Another mistake is using generic praise that lacks meaningful detail. Buyers respond better to concrete results than to enthusiastic compliments.

Finally, some teams include testimonials that are unrelated to the reader’s context. When the example feels distant from the reader’s situation, the credibility effect weakens.

Focusing on relevance and clarity usually produces the best results.

The Future of Social Proof in Email Marketing

As email marketing evolves, social proof is becoming even more central to outreach strategies. Modern marketing platforms increasingly allow teams to personalize messages dynamically, inserting relevant testimonials based on the reader’s industry or role. This means that two prospects receiving the same campaign may see completely different examples tailored to their context. Artificial intelligence and marketing automation are also making it easier to identify which types of proof resonate most with specific audiences.

Despite these technological advances, the underlying principle remains unchanged. Buyers trust other buyers. No matter how sophisticated marketing tools become, authentic customer results will continue to play a crucial role in building credibility.
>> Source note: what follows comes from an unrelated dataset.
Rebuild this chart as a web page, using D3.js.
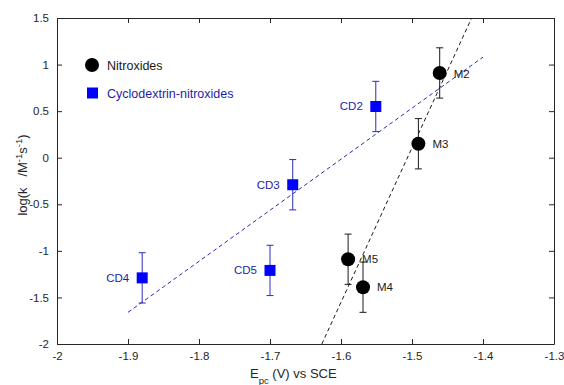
<!DOCTYPE html>
<html><head><meta charset="utf-8">
<script src="https://cdn.jsdelivr.net/npm/d3@7"></script>
<style>body{margin:0;background:#fff}svg{display:block;font-family:"Liberation Sans",Arial,sans-serif}</style>
</head><body><svg id="c" width="564" height="385"></svg>
<script>
const xTicks = [-2,-1.9,-1.8,-1.7,-1.6,-1.5,-1.4,-1.3];
const yTicks = [-2,-1.5,-1,-0.5,0,0.5,1,1.5];
const nitroNames = ["M2","M3","M5","M4"];
const nitroX = [-1.461,-1.491,-1.590,-1.569];
const nitroY = [0.91,0.15,-1.09,-1.39];
const nitroErr = [0.27,0.27,0.27,0.27];
const cdNames = ["CD2","CD3","CD4","CD5"];
const cdX = [-1.551,-1.668,-1.880,-1.700];
const cdY = [0.55,-0.29,-1.29,-1.21];
const cdErr = [0.27,0.27,0.27,0.27];
const nitroFitX = [-1.627,-1.416];
const nitroFitY = [-2,1.5];
const cdFitX = [-1.9,-1.4];
const cdFitY = [-1.66,1.08];

const svg = d3.select("#c");
const L=57,R=554,T=18,B=344;
const x = d3.scaleLinear().domain([-2,-1.3]).range([L,R]);
const y = d3.scaleLinear().domain([-2,1.5]).range([B,T]);
const axCol="#262626";
const fmt = d=>String(d);

const ax = (g,axis)=>{g.call(axis);g.select(".domain").attr("stroke",axCol);g.selectAll(".tick line").attr("stroke",axCol);g.selectAll("text").attr("fill","#262626").attr("font-size",11.5).attr("font-family","Liberation Sans, Arial, sans-serif");};
svg.append("g").attr("transform",`translate(0,${B})`).call(g=>ax(g,d3.axisBottom(x).tickValues(xTicks).tickFormat(fmt).tickSizeInner(-5).tickSizeOuter(0).tickPadding(8)));
svg.append("g").attr("transform",`translate(0,${T})`).call(g=>ax(g,d3.axisTop(x).tickValues(xTicks).tickFormat("").tickSizeInner(-5).tickSizeOuter(0)));
svg.append("g").attr("transform",`translate(${L},0)`).call(g=>ax(g,d3.axisLeft(y).tickValues(yTicks).tickFormat(fmt).tickSizeInner(-5).tickSizeOuter(0).tickPadding(8)));
svg.append("g").attr("transform",`translate(${R},0)`).call(g=>ax(g,d3.axisRight(y).tickValues(yTicks).tickFormat("").tickSizeInner(-5).tickSizeOuter(0)));

const line = d3.line().x(d=>x(d[0])).y(d=>y(d[1]));
svg.append("path").attr("d",line(d3.zip(cdFitX,cdFitY))).attr("stroke","#2b2bb0").attr("stroke-width",1).attr("stroke-dasharray","4,3").attr("fill","none");
svg.append("path").attr("d",line(d3.zip(nitroFitX,nitroFitY))).attr("stroke","#1a1a1a").attr("stroke-width",1).attr("stroke-dasharray","4,3").attr("fill","none");

function errbars(xs,ys,es,col){
  const g=svg.append("g").attr("stroke",col).attr("stroke-width",1);
  xs.forEach((xv,i)=>{
    const px=x(xv), t=y(ys[i]+es[i]), b=y(ys[i]-es[i]);
    g.append("line").attr("x1",px).attr("x2",px).attr("y1",t).attr("y2",b);
    g.append("line").attr("x1",px-3.5).attr("x2",px+3.5).attr("y1",t).attr("y2",t);
    g.append("line").attr("x1",px-3.5).attr("x2",px+3.5).attr("y1",b).attr("y2",b);
  });
}
errbars(cdX,cdY,cdErr,"#2b2bc0");
errbars(nitroX,nitroY,nitroErr,"#1a1a1a");

cdX.forEach((xv,i)=>svg.append("rect").attr("x",x(xv)-5.5).attr("y",y(cdY[i])-5.5).attr("width",11).attr("height",11).attr("fill","#0000ff"));
nitroX.forEach((xv,i)=>svg.append("circle").attr("cx",x(xv)).attr("cy",y(nitroY[i])).attr("r",7).attr("fill","#000"));

const cdLblCol="#1e1eaa";
cdNames.forEach((n,i)=>svg.append("text").attr("x",x(cdX[i])-13).attr("y",y(cdY[i])+4).attr("text-anchor","end").attr("font-size",11.5).attr("fill",cdLblCol).text(n));
nitroNames.forEach((n,i)=>svg.append("text").attr("x",x(nitroX[i])+14).attr("y",y(nitroY[i])+(n==="M2"?5:4)).attr("font-size",11.5).attr("fill","#1a1a1a").text(n));

svg.append("circle").attr("cx",92).attr("cy",65).attr("r",7).attr("fill","#000");
svg.append("text").attr("x",107).attr("y",70).attr("font-size",12.5).attr("fill","#1a1a1a").text("Nitroxides");
svg.append("rect").attr("x",87).attr("y",87.5).attr("width",11).attr("height",11).attr("fill","#0000ff");
svg.append("text").attr("x",107).attr("y",98).attr("font-size",12.5).attr("fill",cdLblCol).text("Cyclodextrin-nitroxides");

const xl=svg.append("text").attr("x",250).attr("y",378).attr("font-size",13).attr("fill","#262626");
xl.append("tspan").text("E");
xl.append("tspan").attr("dy",6).attr("font-size",9.5).text("pc");
xl.append("tspan").attr("dy",-6).text(" (V) vs SCE");
const yl=svg.append("text").attr("transform","translate(27,175) rotate(-90)").attr("text-anchor","middle").attr("font-size",13).attr("fill","#262626");
yl.append("tspan").text("log(k\u00a0\u00a0\u00a0/M");
yl.append("tspan").attr("dy",-5).attr("font-size",9.5).text("-1");
yl.append("tspan").attr("dy",5).text("s");
yl.append("tspan").attr("dy",-5).attr("font-size",9.5).text("-1");
yl.append("tspan").attr("dy",5).text(")");
</script></body></html>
In crowded inboxes, credibility is often the deciding factor between a reply and silence. The Social-Proof Sandwich offers a simple yet effective way to strengthen that credibility. By placing a short testimonial directly after the problem statement and before the call-to-action, sales teams can answer the reader’s most important question at the right moment.

Does this actually work?

When that question is answered early in the message, the email feels less like a pitch and more like a conversation backed by real outcomes. For B2B sales leaders and email marketers, small structural improvements like this can have an outsized impact. A few lines of well-placed proof can transform an ordinary outreach message into one that sparks curiosity, builds trust, and starts meaningful conversations. And in the world of B2B sales, those conversations are where real opportunities begin.